*Aim of the task*:
Report, word for word, every line of the material that contains "LaTeX".
==== Information provided
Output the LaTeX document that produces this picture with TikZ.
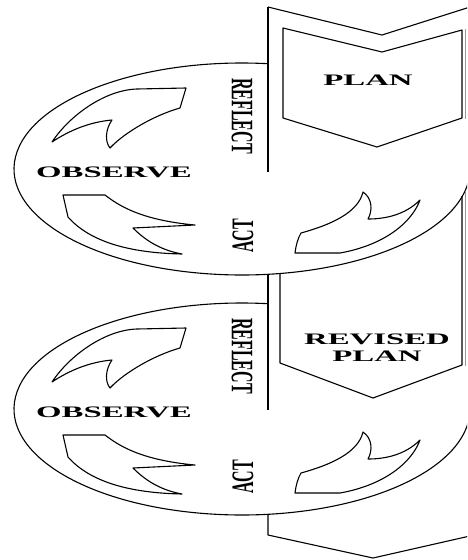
\documentclass[tikz,border=0pt]{standalone}
\usepackage{fontspec}
\setmainfont{Liberation Serif}
\usepackage{graphicx}
\begin{document}
\begin{tikzpicture}[x=1pt,y=-1pt,line join=round,
  edge/.style={draw=black,line width=1.1pt},
  shadeline/.style={draw=black!40,line width=1.6pt},
  lbl/.style={inner sep=0pt,font=\fontsize{16}{17}\selectfont\bfseries},
  arrowset/.pic={
    % upper-left arrow
    \draw[edge] (186,88) -- (137,89) .. controls (105,90) and (70,115) .. (52,142)
      .. controls (70,130) and (90,122) .. (112,120)
      .. controls (105,130) and (105,142) .. (110,148)
      .. controls (125,132) and (155,115) .. (180,108) -- cycle;
    % lower-left arrow
    \draw[edge] (63,195) -- (105,195) .. controls (118,205) and (140,220) .. (195,225)
      -- (133,228)
      .. controls (145,240) and (160,250) .. (182,254)
      .. controls (130,253) and (90,242) .. (68,217) -- cycle;
    % lower-right arrow
    \draw[edge] (295,253) .. controls (296,245) and (298,238) .. (301,233)
      .. controls (330,225) and (358,213) .. (363,192)
      .. controls (372,198) and (373,210) .. (368,219)
      .. controls (385,219) and (405,215) .. (420,200)
      .. controls (412,222) and (385,245) .. (340,253) -- cycle;
  }]
\useasboundingbox (0,0) rectangle (467,560);
\clip (0,0) rectangle (467,560);

% ---- top strip and PLAN box
\draw[edge] (268,7) -- (382,35) -- (470,7);
\draw[edge] (268,7) -- (268,172);
\draw[edge] (283,28) -- (382,52) -- (462,30) -- (462,118) -- (377,147) -- (283,118) -- cycle;
\draw[shadeline] (465.5,29) -- (465.5,119);

% ---- loop 1
\draw[edge] (268,63.7) arc[start angle=-83.45,end angle=-360,x radius=228,y radius=106];
\pic (arrows1) at (0,0) {arrowset};

% ---- between loops and REVISED PLAN box
\draw[edge] (268,274.3) -- (268,410);
\draw[edge] (280,273.5) -- (280,363) -- (373,398) -- (462,365) -- (462,196);
\draw[shadeline] (465.5,192) -- (465.5,366);

% ---- loop 2
\draw[edge] (268,303.7) arc[start angle=-83.45,end angle=-360,x radius=228,y radius=106];
\pic (arrows2) at (0,240) {arrowset};

% ---- bottom
\draw[edge] (268,514.3) -- (268,535) -- (373,558) -- (470,536);

% ---- labels
\node[lbl] (plan1) at (368,80) {\scalebox{2.05}[1]{PLAN}};
\node[lbl] (plan2) at (377,350) {\scalebox{2.05}[1]{\begin{tabular}{@{}c@{}}REVISED\\PLAN\end{tabular}}};
\node[lbl] (obs1) at (114,172.5) {\scalebox{2.05}[1]{OBSERVE}};
\node[lbl] (obs2) at (114,412) {\scalebox{2.05}[1]{OBSERVE}};
\node[lbl] (ref1) at (242,116) {\scalebox{1.95}[1]{\rotatebox{-90}{REFLECT}}};
\node[lbl] (ref2) at (242,356) {\scalebox{1.95}[1]{\rotatebox{-90}{REFLECT}}};
\node[lbl] (act1) at (243,236) {\scalebox{1.95}[1]{\rotatebox{90}{ACT}}};
\node[lbl] (act2) at (243,477) {\scalebox{1.95}[1]{\rotatebox{90}{ACT}}};
\end{tikzpicture}
\end{document}
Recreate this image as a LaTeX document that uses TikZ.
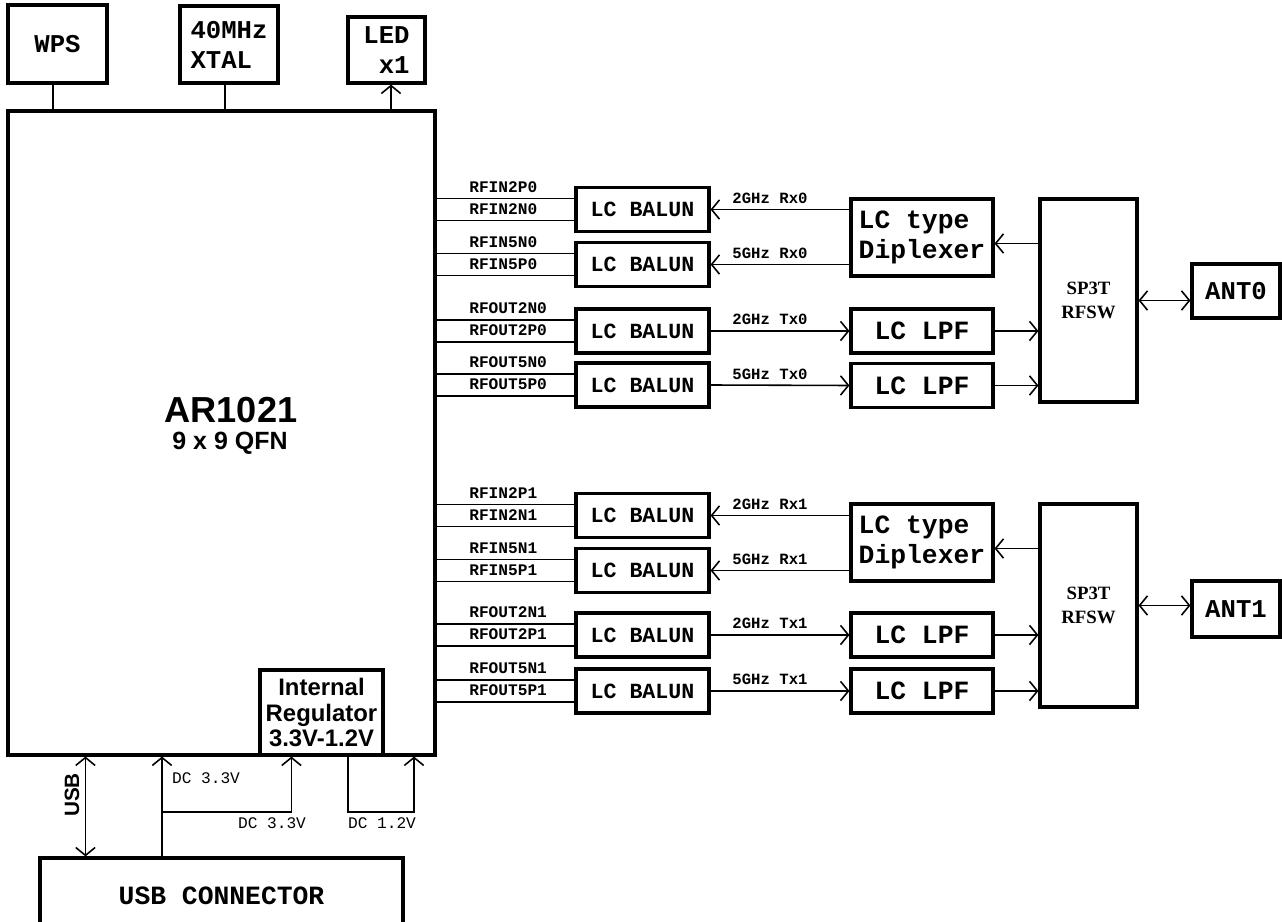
\documentclass[tikz,border=0pt]{standalone}
\usepackage{fontspec}
\usetikzlibrary{arrows.meta}
\newfontfamily\courfont{Liberation Mono}
\newfontfamily\arialfont{Liberation Sans}
\newfontfamily\swfont{Liberation Serif}

\begin{document}
\begin{tikzpicture}[
    x=0.02cm,y=-0.02cm,
    every node/.style={align=center},
    box/.style={rectangle,draw,line width=1.8pt,inner sep=0pt},
    topbox/.style={box,font=\courfont\bfseries\fontsize{14.6}{17}\selectfont},
    balun/.style={box,minimum width=2.66cm,minimum height=0.88cm,font=\courfont\bfseries\fontsize{12.3}{14}\selectfont},
    filt/.style={box,minimum width=2.84cm,minimum height=0.88cm,font=\courfont\bfseries\fontsize{15}{17}\selectfont},
    dip/.style={filt,minimum height=1.54cm,align=left},
    rfsw/.style={box,minimum width=1.94cm,minimum height=4.06cm,font=\swfont\bfseries\fontsize{10.7}{14}\selectfont},
    ant/.style={box,minimum width=1.76cm,minimum height=1.08cm,font=\courfont\bfseries\fontsize{14.6}{17}\selectfont},
    pin/.style={font=\courfont\bfseries\fontsize{9.2}{11}\selectfont,anchor=south west,inner xsep=0pt,inner ysep=3pt,xshift=0.64cm},
    band/.style={font=\courfont\bfseries\fontsize{8.9}{11}\selectfont,midway,anchor=south,inner ysep=3pt,xshift=-0.2cm},
    dclbl/.style={font=\courfont\fontsize{9.2}{11}\selectfont,inner sep=0pt},
    wire/.style={line width=0.9pt},
    arr/.style={-{Straight Barb[length=4.5pt,width=11pt]},line width=0.9pt},
    dbl/.style={{Straight Barb[length=4.5pt,width=11pt]}-{Straight Barb[length=4.5pt,width=11pt]},line width=0.9pt}
  ]
    \useasboundingbox (0,0) rectangle (1282,922);

    \node[topbox,minimum width=1.98cm,minimum height=1.56cm] (wps) at (57.5,44) {WPS};
    \node[topbox,minimum width=1.96cm,minimum height=1.54cm,align=left] (xtal) at (229,44.5) {40MHz\\XTAL};
    \node[topbox,minimum width=1.54cm,minimum height=1.32cm,align=right] (led) at (386.5,50) {LED\\x1};
    \node[box,minimum width=8.54cm,minimum height=12.88cm] (chip) at (221.5,433) {};
    \node[font=\arialfont\bfseries\fontsize{20.6}{24}\selectfont] (chipname) at (231,410) {AR1021};
    \node[font=\arialfont\bfseries\fontsize{14.2}{17}\selectfont] (chippkg) at (230,443) {9 x 9 QFN};
    \node[box,minimum width=2.46cm,minimum height=1.7cm,font=\arialfont\bfseries\fontsize{13.6}{14.7}\selectfont] (reg) at (321.5,712.5) {Internal\\Regulator\\3.3V-1.2V};
    \node[box,minimum width=7.26cm,minimum height=1.52cm,font=\courfont\bfseries\fontsize{15}{17}\selectfont] (usbc) at (221.5,896) {USB CONNECTOR};

    \draw[wire] ([xshift=-0.09cm]wps.south) -- ([xshift=-0.09cm]wps.south |- chip.north);
    \draw[wire] ([xshift=-0.08cm]xtal.south) -- ([xshift=-0.08cm]xtal.south |- chip.north);
    \draw[arr] ([xshift=0.09cm]led.south |- chip.north) -- ([xshift=0.09cm]led.south);

    \draw[dbl] ([xshift=0.94cm]usbc.north west) -- ([xshift=0.94cm]usbc.north west |- chip.south);
    \node[rotate=90,font=\arialfont\bfseries\fontsize{11.8}{14}\selectfont] (usblbl) at (72,795) {USB};
    \coordinate (dcx) at (162,812);
    \draw[arr] (dcx |- usbc.north) -- (dcx |- chip.south);
    \draw[arr] (dcx) -| ([xshift=0.66cm]reg.south west);
    \coordinate (vlo) at (348,812);
    \coordinate (vhi) at (414,812);
    \draw[arr] (vlo |- chip.south) -- (vlo) -- (vhi) -- (vhi |- chip.south);
    \node[dclbl] (dc1) at (206,778) {DC 3.3V};
    \node[dclbl] (dc2) at (272,823) {DC 3.3V};
    \node[dclbl] (dc3) at (382,823) {DC 1.2V};

    \node[balun] (b1) at (642.5,209.5) {LC BALUN};
    \node[balun] (b2) at (642.5,264.5) {LC BALUN};
    \node[balun] (b3) at (642.5,331) {LC BALUN};
    \node[balun] (b4) at (642.5,385) {LC BALUN};
    \node[dip] (dip0) at (922,237.5) {LC type\\Diplexer};
    \node[filt] (lpf0a) at (922,331) {LC LPF};
    \node[filt] (lpf0b) at (922,385.5) {LC LPF};
    \node[rfsw] (sw0) at (1088.5,300.5) {SP3T\\RFSW};
    \node[ant,minimum height=1.08cm] (ant0) at (1236,291) {ANT0};

    \node[balun] (b5) at (642.5,515.5) {LC BALUN};
    \node[balun] (b6) at (642.5,570.5) {LC BALUN};
    \node[balun] (b7) at (642.5,635) {LC BALUN};
    \node[balun] (b8) at (642.5,691) {LC BALUN};
    \node[dip] (dip1) at (922,542.5) {LC type\\Diplexer};
    \node[filt] (lpf1a) at (922,635) {LC LPF};
    \node[filt] (lpf1b) at (922,691) {LC LPF};
    \node[rfsw] (sw1) at (1088.5,605.5) {SP3T\\RFSW};
    \node[ant,minimum height=1.12cm] (ant1) at (1236,609) {ANT1};

    \draw[wire] ([yshift=0.22cm]b1.west -| chip.east) -- ([yshift=0.22cm]b1.west) node[pin,pos=0] {RFIN2P0};
    \draw[wire] ([yshift=-0.22cm]b1.west -| chip.east) -- ([yshift=-0.22cm]b1.west) node[pin,pos=0] {RFIN2N0};
    \draw[wire] ([yshift=0.22cm]b2.west -| chip.east) -- ([yshift=0.22cm]b2.west) node[pin,pos=0] {RFIN5N0};
    \draw[wire] ([yshift=-0.22cm]b2.west -| chip.east) -- ([yshift=-0.22cm]b2.west) node[pin,pos=0] {RFIN5P0};
    \draw[wire] ([yshift=0.22cm]b3.west -| chip.east) -- ([yshift=0.22cm]b3.west) node[pin,pos=0] {RFOUT2N0};
    \draw[wire] ([yshift=-0.22cm]b3.west -| chip.east) -- ([yshift=-0.22cm]b3.west) node[pin,pos=0] {RFOUT2P0};
    \draw[wire] ([yshift=0.22cm]b4.west -| chip.east) -- ([yshift=0.22cm]b4.west) node[pin,pos=0] {RFOUT5N0};
    \draw[wire] ([yshift=-0.22cm]b4.west -| chip.east) -- ([yshift=-0.22cm]b4.west) node[pin,pos=0] {RFOUT5P0};

    \draw[wire] ([yshift=0.22cm]b5.west -| chip.east) -- ([yshift=0.22cm]b5.west) node[pin,pos=0] {RFIN2P1};
    \draw[wire] ([yshift=-0.22cm]b5.west -| chip.east) -- ([yshift=-0.22cm]b5.west) node[pin,pos=0] {RFIN2N1};
    \draw[wire] ([yshift=0.22cm]b6.west -| chip.east) -- ([yshift=0.22cm]b6.west) node[pin,pos=0] {RFIN5N1};
    \draw[wire] ([yshift=-0.22cm]b6.west -| chip.east) -- ([yshift=-0.22cm]b6.west) node[pin,pos=0] {RFIN5P1};
    \draw[wire] ([yshift=0.22cm]b7.west -| chip.east) -- ([yshift=0.22cm]b7.west) node[pin,pos=0] {RFOUT2N1};
    \draw[wire] ([yshift=-0.22cm]b7.west -| chip.east) -- ([yshift=-0.22cm]b7.west) node[pin,pos=0] {RFOUT2P1};
    \draw[wire] ([yshift=0.22cm]b8.west -| chip.east) -- ([yshift=0.22cm]b8.west) node[pin,pos=0] {RFOUT5N1};
    \draw[wire] ([yshift=-0.22cm]b8.west -| chip.east) -- ([yshift=-0.22cm]b8.west) node[pin,pos=0] {RFOUT5P1};

    \draw[arr] (dip0.west |- b1.east) -- (b1.east) node[band] {2GHz Rx0};
    \draw[arr] (dip0.west |- b2.east) -- (b2.east) node[band] {5GHz Rx0};
    \draw[arr] (b3.east) -- (lpf0a.west) node[band] {2GHz Tx0};
    \draw[arr] (b4.east) -- (lpf0b.west) node[band] {5GHz Tx0};
    \draw[arr] ([yshift=-0.12cm]dip0.east -| sw0.west) -- ([yshift=-0.12cm]dip0.east);
    \draw[arr] (lpf0a.east) -- (lpf0a.east -| sw0.west);
    \draw[arr] (lpf0b.east) -- (lpf0b.east -| sw0.west);
    \draw[dbl] (sw0.east) -- (sw0.east -| ant0.west);

    \draw[arr] (dip1.west |- b5.east) -- (b5.east) node[band] {2GHz Rx1};
    \draw[arr] (dip1.west |- b6.east) -- (b6.east) node[band] {5GHz Rx1};
    \draw[arr] (b7.east) -- (lpf1a.west) node[band] {2GHz Tx1};
    \draw[arr] (b8.east) -- (lpf1b.west) node[band] {5GHz Tx1};
    \draw[arr] ([yshift=-0.12cm]dip1.east -| sw1.west) -- ([yshift=-0.12cm]dip1.east);
    \draw[arr] (lpf1a.east) -- (lpf1a.east -| sw1.west);
    \draw[arr] (lpf1b.east) -- (lpf1b.east -| sw1.west);
    \draw[dbl] (sw1.east) -- (sw1.east -| ant1.west);
  \end{tikzpicture}
\end{document}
========
*Response to this exercise*:
Output the LaTeX document that produces this picture with TikZ.
Recreate this image as a LaTeX document that uses TikZ.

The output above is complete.